A few years ago, I got into the habit of telling stories about giants to the four-year-old son of friends. I told him one and he liked it and asked for more. So I got online and found a few. Then my own son arrived and I got to use them a second time. Some of them were ancient stories – fables from all over the place, cautionary tales, adventures – but the second time around I made a few up myself.
Then I thought, what about writing a giant story? A story about a really, really tall human and – here’s the brave bit – not for kids. What about someone who’s father brings a giant home when the central character is young enough and small enough for the visitor to seem enormous, like a storybook figure?
Why would someone’s father bring a giant home? (So much of writing is about finding the questions and facing them, and occasionally they’re questions you could never expect. Questions weird enough that you sit there thinking, ‘Really? That’s the question I have to answer now? Why would someone’s father bring a giant home?’)
Because it’s the 70s, he’s made a packet in the Poseidon nickel boom and he’s been looking out for his next fabulous money spinner. And, in a bar in Brisbane, he meets a Texan who sells him the Australasian rights to American football. Part of the package is a crazily tall young quarterback with a wrecked shoulder, and the quarterback and the father travel the country trying to sign up franchisees for the individual teams.
I liked that idea, a wide-eyed young narrator living this weird life because of his father’s lucky break, being the only kid at school with a giant – an actual giant – at home.
The story of that time came pretty easily – the giant who lives under the house and who benchpresses old concrete laundry sinks but who tells the narrator giant stories and who wants to be a writer. The giant who gets bronzed for a photoshoot, who is good for one huge pass but who then needs his shoulder put back in. Plenty of ideas came along for that part of the story, but I wanted to do more.

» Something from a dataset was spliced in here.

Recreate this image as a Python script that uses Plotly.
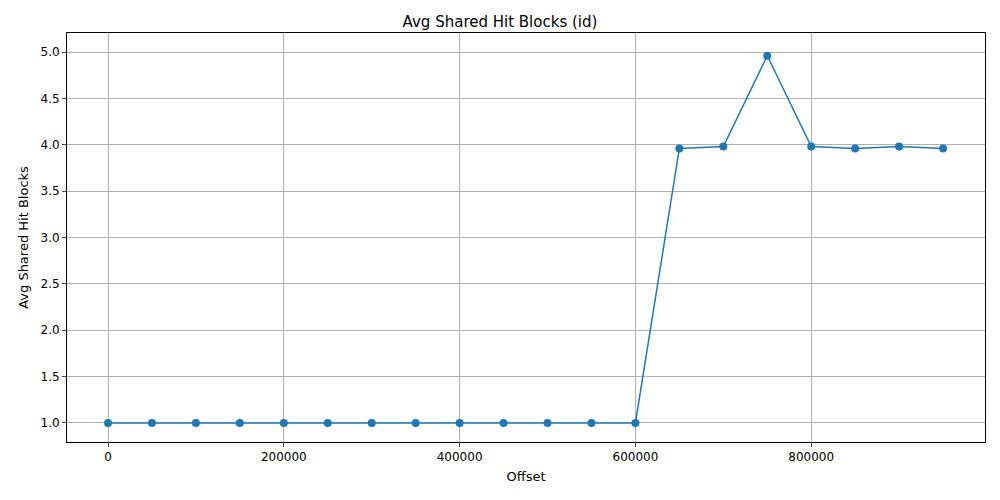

So I thought, bring it to now. Close to now. Years pass without contact, but then my narrator and the giant are back in contact again. The giant’s a professor at a US liberal arts college and known for his microfiction. The narrator’s a writer too. Maybe those childhood stories were an influence. But something’s not right. It’s not a straightforward joyous reunion. Something else is going on. For some reason, the narrator needs the giant.
So I got to thinking: when, where, what is the reason? It’s happening in America, so I thought of my own experience as a writer in America. My big break there as a novelist, and the bizarre timing that made it go wrong. And I thought, I’m dropping him in that. I’m giving him my awesome meeting in the Flat-Iron Building in New York and the deal that came from it, and I’m giving him what happened next when it went wrong.
And I’m dropping that – moments from some of the more unsettling weeks of my life – into part two of my giant story.
How has the narrator changed? How has the giant changed? How has the world changed? It was a great chance to explore all of that. And to look at stories, and how they work their way into us, and what they can mean when the certainties of the world turn out to be way less certain than we’d hoped.
Nick, I love how you share the thought processes behind your writing. It’s fascinating to see how you work and how the end result is formed. It makes me think more about my own writing. Thank you.